We spent a beautiful day with Jennifer's mom and took in the sites of Carmel and Point Lobos. Amazing! But my favorite part of that day was simply listening to the lovely cadence of "Mom" as she spoke with her soft, elegant British accent. I told her I could just listen to her talk all day long.

Another day, we walked the streets of San Francisco and ate lunch at a retro-type diner called Lori's. Delicious food and just a fun atmosphere to eat it in, too. Then we wandered around The City, up and down the hills for which the city is famous. We even rode the Bay Area Rapid Transit (aka BART) ... another first.
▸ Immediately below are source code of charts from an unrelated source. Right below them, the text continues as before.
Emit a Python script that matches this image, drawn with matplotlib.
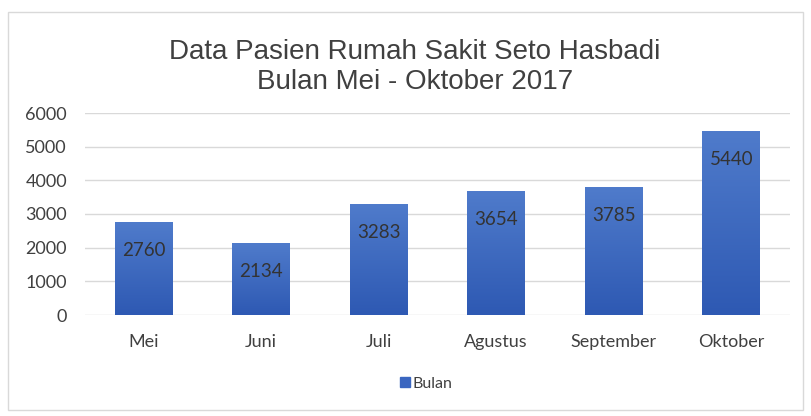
import numpy as np
from matplotlib import pyplot as plt
from matplotlib.patches import Rectangle
from matplotlib.colors import LinearSegmentedColormap

bulan = ['Mei', 'Juni', 'Juli', 'Agustus', 'September', 'Oktober']
pasien = [2760, 2134, 3283, 3654, 3785, 5440]

fig = plt.figure(figsize=(8.12, 4.16), dpi=100)
ax = fig.add_axes([85 / 812, 101 / 416, 705 / 812, 202 / 416])

bars = ax.bar(bulan, pasien, width=0.49, color='#3a66c0', zorder=2, label='Bulan')

# gradient fill for each bar
grad = np.linspace(0, 1, 100).reshape(-1, 1)
cmap = LinearSegmentedColormap.from_list('g', ['#2e59b3', '#4f7bcb'])
for b in bars:
    x0, y0 = b.get_x(), b.get_y()
    ax.imshow(grad, extent=[x0, x0 + b.get_width(), y0, y0 + b.get_height()],
              origin='lower', cmap=cmap, aspect='auto', zorder=2.5)
    b.set_facecolor('none')

for b, v in zip(bars, pasien):
    ax.text(b.get_x() + b.get_width() / 2, v - 830, str(v), ha='center', va='center',
            fontsize=13.5, color='#333333', family='Lato', zorder=3)

ax.set_xlim(-0.5, 5.5)
ax.set_ylim(0, 6000)
ax.set_yticks(range(0, 6001, 1000))
ax.grid(axis='y', color='#d9d9d9', linewidth=1, zorder=0)
for s in ax.spines.values():
    s.set_visible(False)
ax.tick_params(length=0, labelsize=13, labelcolor='#404040')
ax.tick_params(axis='y', pad=13)
ax.tick_params(axis='x', pad=14)
for t in ax.get_xticklabels() + ax.get_yticklabels():
    t.set_family('Lato')

fig.text(0.511, 0.838, 'Data Pasien Rumah Sakit Seto Hasbadi\nBulan Mei - Oktober 2017',
         ha='center', va='center', fontsize=20, color='#404040',
         family='Liberation Sans', linespacing=1.2)

leg = fig.legend(handles=[Rectangle((0, 0), 1, 1, color='#3a66c0')], labels=['Bulan'],
                 loc='center', bbox_to_anchor=(0.525, 0.078), frameon=False,
                 handlelength=0.6, handleheight=0.6, handletextpad=0.2,
                 prop={'family': 'Lato', 'size': 11.5})
for t in leg.get_texts():
    t.set_color('#404040')

fig.patches.append(Rectangle((8 / 812, 6 / 416), 795 / 812, 398 / 416, transform=fig.transFigure,
                             fill=False, edgecolor='#d9d9d9', linewidth=1))

plt.savefig('out.png', dpi=100)
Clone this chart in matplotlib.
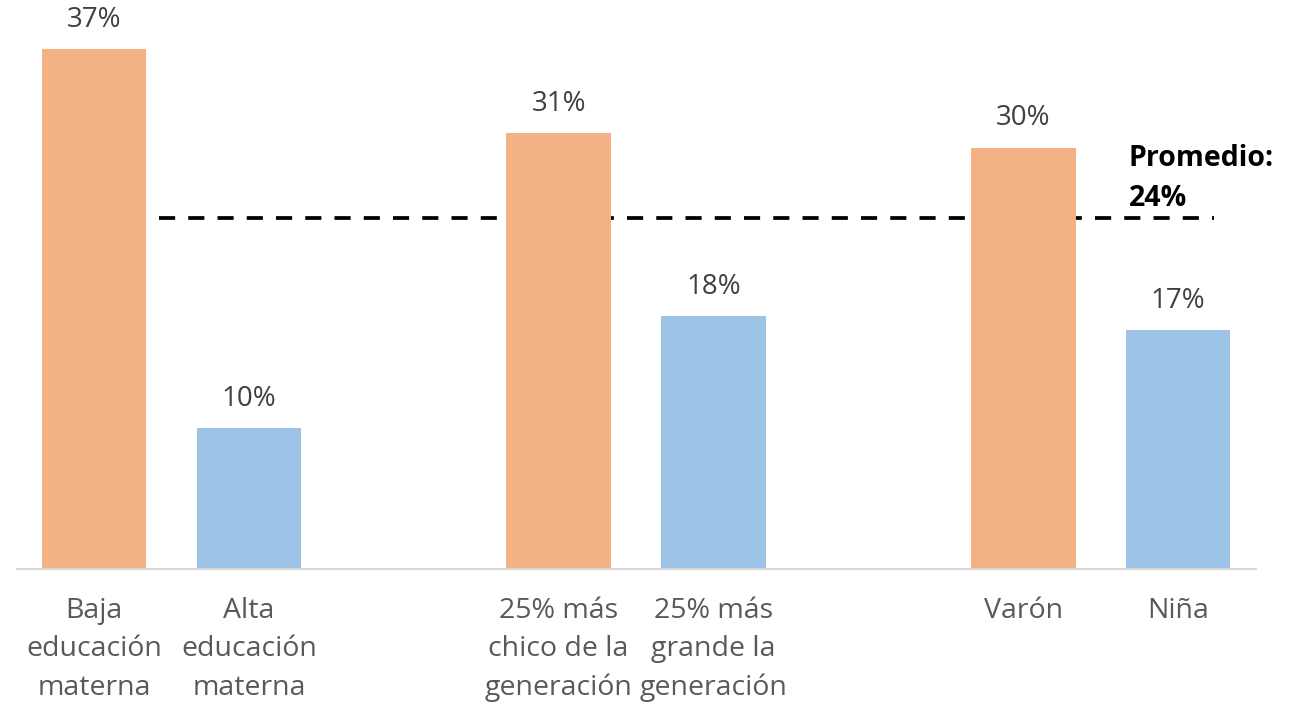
import matplotlib.pyplot as plt

plt.rcParams['font.family'] = ['Open Sans', 'DejaVu Sans']

categorias = ['Baja\neducación\nmaterna', 'Alta\neducación\nmaterna', '',
              '25% más\nchico de la\ngeneración', '25% más\ngrande la\ngeneración', '',
              'Varón', 'Niña']
valores = [37, 10, None, 31, 18, None, 30, 17]
colores = ['#F4B183', '#9DC3E6', None, '#F4B183', '#9DC3E6', None, '#F4B183', '#9DC3E6']
promedio_linea = 25
promedio_texto = 'Promedio:\n24%'

fig = plt.figure(figsize=(12.96, 7.05), dpi=100)
ax = fig.add_axes([0.0128, 0.193, 0.956, 0.797])

pos = [i for i, v in enumerate(valores) if v is not None]
vals = [valores[i] for i in pos]
cols = [colores[i] for i in pos]
bars = ax.bar(pos, vals, width=0.675, color=cols, zorder=2)
for b, v in zip(bars, vals):
    ax.annotate(f'{v}%', (b.get_x() + b.get_width() / 2, v), xytext=(0, 21),
                textcoords='offset points', ha='center', va='center',
                fontsize=20, color='#404040')

# linea del promedio (detras de las barras)
ax.plot([0.42, 7.23], [promedio_linea, promedio_linea], color='black', lw=2.7,
        ls=(0, (4.3, 3.5)), zorder=1)
ax.text(6.68, 27.8, promedio_texto, ha='left', va='center', fontsize=20.5,
        fontweight='bold', color='black', linespacing=1.5)

ax.set_xlim(-0.5, 7.5)
ax.set_ylim(0, 40)
ax.set_xticks(range(len(categorias)))
ax.set_xticklabels(categorias, fontsize=20.5, color='#595959', linespacing=1.5)
ax.tick_params(axis='x', length=0, pad=20)
ax.set_yticks([])
for s in ['top', 'right', 'left']:
    ax.spines[s].set_visible(False)
ax.spines['bottom'].set_color('#D9D9D9')
ax.spines['bottom'].set_linewidth(1.5)

fig.savefig('out.png', dpi=100)
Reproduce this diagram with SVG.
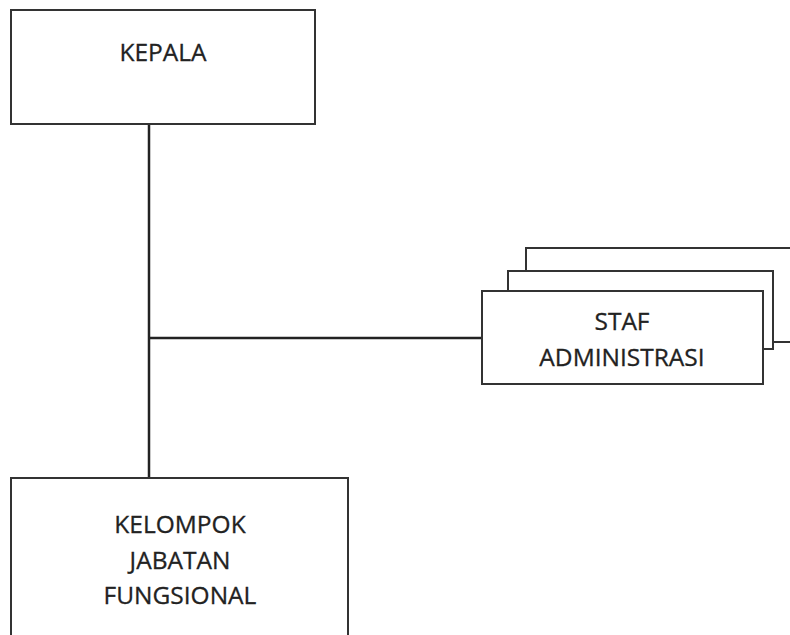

And just in case San Francisco didn't do in my leg muscles, the next day we walked through the enormous redwood trees of the Henry Cowell State Park! Oh. My. GOD! It was another incredible day! We walked the steep hills to reach the outlook, then ate the lunch Jennifer carried on her back for us. LOL! Those simple sandwiches tasted like 5-star restaurant cuisine after that workout. But we did it!  

There were so many things that I loved about this trip that it's very difficult to narrow them down to several paragraphs. The long talks with my beautiful friend. Laughing. Being silly together. Taking walks. Having the cat, CT (aka Crooked Tail), find a comfortable spot on my stomach during the nightly movie. Talking. Talking. Talking.

Many wonderful memories were made that week. I thank Jennifer and Ole for welcoming me into their home and for making it an unforgettable trip of firsts. [sigh] I wanna go back.

<<<  I know this one cuts out part of my face (y'all know what my smiling mouth looks like anyway!), but I simply love the expressions on Jennifer and Ole's faces ... so I'm including it. Miss you both!